Minister of Youth Development
- In office 2012–2013
- President: Goodluck Jonathan

Personal details
- Born: 12 January 1966 Sokoto, Northern Region, Nigeria (now Sokoto, Nigeria)
- Died: 6 July 2020 (aged 54) Sokoto, Nigeria
- Citizenship: Nigerian
- Children: 10
- Education: Usman Danfodiyo University Nigerian Law School
- Profession: Barrister and politician

= Inuwa Abdulkadir =

Nigerian politician (1966–2020)

Inuwa Abdulkadir (12 January 1966 – 6 July 2020) was a Nigerian lawyer and politician who was National vice-chairman (North West) of the All Progressives Congress (APC). He previously served as Federal Minister of Youth Development from 2012 to 2013, before falling out with President Goodluck Jonathan and supporting President Muhammadu Buhari in the 2015 presidential election.

He also served as Secretary of the Sokoto Sultanate Council before later becoming Secretary of the Arewa Consultative Forum – a political and cultural association of leaders in Northern Nigeria. In 1996, Sultan Muhammadu Maccido gave him the traditional title of Magatakarda (Chief Scribe) of the Sokoto Caliphate.

== Biography ==
Inuwa Abdulkadir was born in Sokoto on 12 January 1966. He attended Ahmadu Bello Academy in Farufaru from 1977 to 1982, before proceeding to the Usman Danfodio University in Sokoto from 1982 to 1990, where he studied and received a bachelor's degree in law. In 1990, attended the Nigerian Law School and was subsequently called to the Nigerian Bar in 1991. He later attended the Nigerian Institute of Advanced Legal Studies in Lagos in 1995.

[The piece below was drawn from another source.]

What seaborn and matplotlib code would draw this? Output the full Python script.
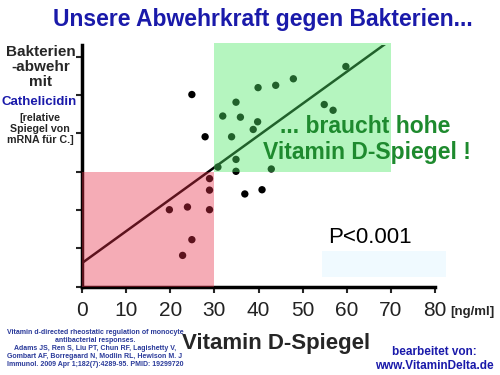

Inuwa later joined the civil service as a state counsel in the Sokoto State Ministry of Justice. In 1992, Inuwa was Secretary (Northern Operations) of spymaster Umaru Shinkafi's presidential campaign for the conservative National Republican Convention (NRC) ticket, which he lost to Bashir Tofa who later contested the annulled 12 June, 1993 presidential election. Inuwa later became Secretary of the Sokoto Sultanate Council. He also served as Attorney General/ Minister of Justice of Sokoto State and was also a Member of the Sokoto State Penal Law Review Panel, Sokoto State Arabic and Islamic Board, National Youth Service Corps (Sokoto State), and Secretary of the Robbery and Firearms Tribunal under successive military governments in the state.

In 1999, Inuwa was a counsel at the Oputa Panel where he defended the Arewa Consultative Forum against Afenifere. He later became the Assistant National Organizing Secretary of the All Nigeria Peoples Party (ANPP). In 2003, he was the vice presidential running mate of Orji Uzor Kalu of the Progressive Peoples Alliance during the 2003 election. He later became legal adviser and Company Secretary of Sokoto Newspaper Company Limited, before joining the then ruling Peoples Democratic Party.

== Politics ==
In 2012, Inuwa was appointed Federal Minister of Youth Development by President Goodluck Jonathan. In 2013, he was unceremoniously removed from office due to his relationship with Governor Aliyu Wammako who was amongst seven serving governors who formed the G-7 faction within the PDP (nPDP). In November 2013, Wammako alongside five nPDP governors defected to the new opposition party the All Progressives Congress (APC). Inuwa joined them and became a founding member of the All Progressives Congress (APC).

He was later appointed National vice-chairman (North West) of the All Progressives Congress (APC) and supported President Muhammadu Buhari. He later became Chairman of National Agency for Food and Drug Administration and Control (NAFDAC). In 2019, he was suspended for "anti-party activities" from the APC state chapter following his ally Governor Aminu Tambuwal's defection to the Peoples Democratic Party. After calling for Adams Oshiomhole's resignation in July 2019, he was removed as National vice-chairman.

== Personal life ==
On 6 July 2020, Inuwa died after succumbing to complications related to COVID-19 during the COVID-19 pandemic in Nigeria. He was married with two wives[Fatima Ahmed Tafida & Maryam Bello Inuwa] and had ten children (.